サッカーメディアや一般のニュースにも報道があるように、浦和レッズが鳥栖戦で人種差別のような横断幕やゲーフラを掲げたことによりJ1第4節の浦和vs清水戦が無観客試合になったことがJリーグから処分を受けた。

今回のことを受けて筆者(独眼鉄)は一言で言って残念と言うしかない。筆者は浦和の人間でも鳥栖でも清水でもないが、それでも悲しいと言うしかない(独眼鉄はジェフサポーターだがジェフとしてもこのことは他人事ではない)。

Jリーグというプロスポーツというのはお客様にチケットを買って試合を楽しんでもらう「興行」なのであって、その興行にお客様が来られないのはスポーツに関わる全ての人間にとって損失なのである。今回問題となった横断幕は(韓国人の多く在籍している)鳥栖の選手・監督に対して「JAPANESE ONLY」と言って、外国人排斥の差別の内容を言ったことである。韓国や他のアジア諸国のバッシングについての問題については今までのブログでも多少は言及してきたし、また「スポーツの現金化」のブログが一段落着いた頃に別のタイトルでアジア諸国のことについては発言したいが、ある程度時間が経ったとはいえ(韓国人にとっては外国の)日本で震災のリスクを背負ってまでJリーグでプレーしている彼らに、こういう発言をするのは正直悲しいことである。

以前読んだ元日本代表の三浦知良氏のエッセイ集「おはぎ」(2005年・講談社)で同氏が日本代表がW杯ドイツ大会アジア地区最終予選の日本vs北朝鮮戦で第三国の無観客試合になったことについて「サポーターが審判を待ちぶせしているとかについてFIFAが敏感になって無観客試合になってしまったのは残念だ。試合で内容がつまらないとか応援しているチームがふがいないとかで、お金を払って見に来ている観客がブーイングするのはいいと思う。ただ勘違いしちゃいけない。一歩スタジアムを出たらおしまい。もちろんスタジアムに物を投げ込んだり、ピッチになだれ込んだりする暴力行為は許されない」と同氏は自身のエッセイの中で要約するとこう言っている。

今アジア情勢が緊迫していて2年前のロンドン五輪でサッカーの試合で勝った韓国人選手が政治的メッセージを掲げ、両国に不必要な緊張を与えたのは記憶に新しい(こういうことをすると本当に損をするのは日本で働く韓国人なのであるのだが)。
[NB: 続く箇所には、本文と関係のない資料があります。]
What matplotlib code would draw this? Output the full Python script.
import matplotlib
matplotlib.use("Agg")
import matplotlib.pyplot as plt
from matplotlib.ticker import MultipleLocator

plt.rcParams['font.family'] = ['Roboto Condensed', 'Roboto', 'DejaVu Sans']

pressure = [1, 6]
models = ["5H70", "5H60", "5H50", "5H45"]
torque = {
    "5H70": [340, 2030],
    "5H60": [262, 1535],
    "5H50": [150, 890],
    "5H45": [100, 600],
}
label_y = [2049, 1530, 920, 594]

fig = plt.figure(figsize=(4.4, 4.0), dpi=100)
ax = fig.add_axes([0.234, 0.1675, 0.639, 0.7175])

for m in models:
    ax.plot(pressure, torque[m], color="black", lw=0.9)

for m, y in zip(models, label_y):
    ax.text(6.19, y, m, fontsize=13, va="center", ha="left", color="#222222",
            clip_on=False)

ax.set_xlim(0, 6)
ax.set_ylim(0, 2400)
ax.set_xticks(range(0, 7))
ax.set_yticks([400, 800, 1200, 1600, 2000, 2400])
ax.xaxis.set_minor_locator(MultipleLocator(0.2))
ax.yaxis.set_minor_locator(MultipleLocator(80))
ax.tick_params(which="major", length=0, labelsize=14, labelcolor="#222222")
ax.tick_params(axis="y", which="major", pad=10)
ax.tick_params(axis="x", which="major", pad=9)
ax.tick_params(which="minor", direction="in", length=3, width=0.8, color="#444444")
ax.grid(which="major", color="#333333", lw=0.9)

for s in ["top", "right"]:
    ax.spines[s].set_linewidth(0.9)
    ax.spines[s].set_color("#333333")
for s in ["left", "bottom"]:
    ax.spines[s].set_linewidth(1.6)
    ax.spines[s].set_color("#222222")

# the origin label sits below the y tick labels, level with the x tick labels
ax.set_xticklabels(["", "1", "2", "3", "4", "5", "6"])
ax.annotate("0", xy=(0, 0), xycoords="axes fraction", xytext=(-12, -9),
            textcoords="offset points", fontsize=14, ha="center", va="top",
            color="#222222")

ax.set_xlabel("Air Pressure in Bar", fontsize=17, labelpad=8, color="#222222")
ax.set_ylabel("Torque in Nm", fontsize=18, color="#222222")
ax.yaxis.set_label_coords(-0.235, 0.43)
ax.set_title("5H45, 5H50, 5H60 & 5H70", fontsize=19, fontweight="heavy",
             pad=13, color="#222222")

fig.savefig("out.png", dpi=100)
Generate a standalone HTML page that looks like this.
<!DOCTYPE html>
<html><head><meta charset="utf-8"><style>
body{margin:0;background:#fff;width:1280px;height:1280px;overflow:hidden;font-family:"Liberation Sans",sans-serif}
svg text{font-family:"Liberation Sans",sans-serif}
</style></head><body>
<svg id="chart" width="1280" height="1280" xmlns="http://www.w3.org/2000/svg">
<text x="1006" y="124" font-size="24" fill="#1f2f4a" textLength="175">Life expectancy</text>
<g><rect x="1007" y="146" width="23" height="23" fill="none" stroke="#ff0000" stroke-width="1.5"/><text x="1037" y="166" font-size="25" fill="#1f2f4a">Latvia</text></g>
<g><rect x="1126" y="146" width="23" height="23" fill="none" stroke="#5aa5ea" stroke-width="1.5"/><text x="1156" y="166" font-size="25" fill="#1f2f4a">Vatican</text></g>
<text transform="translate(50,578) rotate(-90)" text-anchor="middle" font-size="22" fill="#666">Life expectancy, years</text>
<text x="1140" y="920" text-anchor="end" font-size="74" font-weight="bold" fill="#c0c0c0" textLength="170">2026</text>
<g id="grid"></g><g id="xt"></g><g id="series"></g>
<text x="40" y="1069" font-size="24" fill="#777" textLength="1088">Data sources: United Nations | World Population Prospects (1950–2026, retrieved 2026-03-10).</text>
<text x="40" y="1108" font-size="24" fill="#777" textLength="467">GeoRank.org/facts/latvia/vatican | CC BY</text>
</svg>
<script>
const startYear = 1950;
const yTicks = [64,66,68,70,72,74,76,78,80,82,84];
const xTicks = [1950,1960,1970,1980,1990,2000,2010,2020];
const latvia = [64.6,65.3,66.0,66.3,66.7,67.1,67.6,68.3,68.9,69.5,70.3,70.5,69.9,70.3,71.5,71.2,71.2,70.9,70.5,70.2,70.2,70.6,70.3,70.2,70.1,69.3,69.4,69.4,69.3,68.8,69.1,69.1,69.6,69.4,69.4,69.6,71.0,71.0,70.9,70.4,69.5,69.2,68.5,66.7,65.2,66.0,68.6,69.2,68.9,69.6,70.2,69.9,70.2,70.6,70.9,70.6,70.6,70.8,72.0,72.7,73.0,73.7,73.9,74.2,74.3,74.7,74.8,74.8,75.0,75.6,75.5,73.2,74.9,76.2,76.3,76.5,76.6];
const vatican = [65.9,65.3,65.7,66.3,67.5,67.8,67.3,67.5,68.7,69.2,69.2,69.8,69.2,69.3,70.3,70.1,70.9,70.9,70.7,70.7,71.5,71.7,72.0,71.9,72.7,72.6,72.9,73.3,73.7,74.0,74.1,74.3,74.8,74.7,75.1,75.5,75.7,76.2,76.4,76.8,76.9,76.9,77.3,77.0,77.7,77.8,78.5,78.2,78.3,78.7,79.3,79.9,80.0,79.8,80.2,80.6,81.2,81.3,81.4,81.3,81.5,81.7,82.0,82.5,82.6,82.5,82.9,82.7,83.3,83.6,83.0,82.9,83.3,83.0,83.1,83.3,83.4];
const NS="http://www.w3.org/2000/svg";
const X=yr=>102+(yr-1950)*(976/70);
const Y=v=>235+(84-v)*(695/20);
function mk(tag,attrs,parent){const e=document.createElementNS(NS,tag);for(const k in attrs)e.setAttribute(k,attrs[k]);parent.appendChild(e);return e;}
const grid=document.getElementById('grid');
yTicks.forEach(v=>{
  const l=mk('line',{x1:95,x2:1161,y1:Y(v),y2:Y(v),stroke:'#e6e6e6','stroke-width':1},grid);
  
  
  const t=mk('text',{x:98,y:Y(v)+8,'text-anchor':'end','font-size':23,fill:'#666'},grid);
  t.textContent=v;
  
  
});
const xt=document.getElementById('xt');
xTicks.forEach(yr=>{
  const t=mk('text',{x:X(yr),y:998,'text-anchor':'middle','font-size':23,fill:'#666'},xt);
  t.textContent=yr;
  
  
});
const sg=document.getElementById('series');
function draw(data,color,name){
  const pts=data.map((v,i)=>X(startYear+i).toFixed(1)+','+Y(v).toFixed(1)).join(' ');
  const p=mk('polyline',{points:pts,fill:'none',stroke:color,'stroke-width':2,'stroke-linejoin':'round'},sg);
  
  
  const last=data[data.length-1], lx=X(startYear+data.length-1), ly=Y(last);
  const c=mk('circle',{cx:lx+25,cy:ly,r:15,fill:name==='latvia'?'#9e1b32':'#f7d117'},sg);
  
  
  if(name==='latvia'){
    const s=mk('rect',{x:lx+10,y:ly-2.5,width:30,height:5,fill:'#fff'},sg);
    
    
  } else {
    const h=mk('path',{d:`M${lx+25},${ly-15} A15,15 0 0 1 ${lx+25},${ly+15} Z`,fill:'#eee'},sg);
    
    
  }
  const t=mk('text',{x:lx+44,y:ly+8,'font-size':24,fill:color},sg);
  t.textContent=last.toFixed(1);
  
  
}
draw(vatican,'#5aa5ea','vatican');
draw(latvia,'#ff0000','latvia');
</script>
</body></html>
話しを戻すが浦和vs清水戦でとばっちりを受けたのは関東在住の清水サポーターである。関東在住の地方チームのサポーターは地元のスタジアムに行ける頻度が少ないから、自分のチーム(この場合は清水)が関東に来る少ないチャンスをむざむざ逃すのは気の毒としか言えない。今回の件での損害額の試算は1億円とも言われている。浦和レッズの営業収益が70億円と言うから、かなり厳しい損失と言える。

今回浦和について色々書いたが、自分が応援しているジェフだって全く他人事ではない。開幕戦の負けた栃木戦では一部のジェフサポーターが選手のバスを取り囲んだり、第2節のホームの岡山戦では勝ったものの決勝点を決めた柏からレンタル移籍した選手に柏を揶揄するタオルマフラーを渡し、クラブが柏に謝罪してその選手にも迷惑をかけ、そのマフラーを渡したサポーターはしばらく出入り禁止の処分になったという。

ジェフの件では不幸中の幸いで無観客試合にまではならなかったが、浦和の件を見て他人事ではないことは肝に命じておかないといけないと感じた。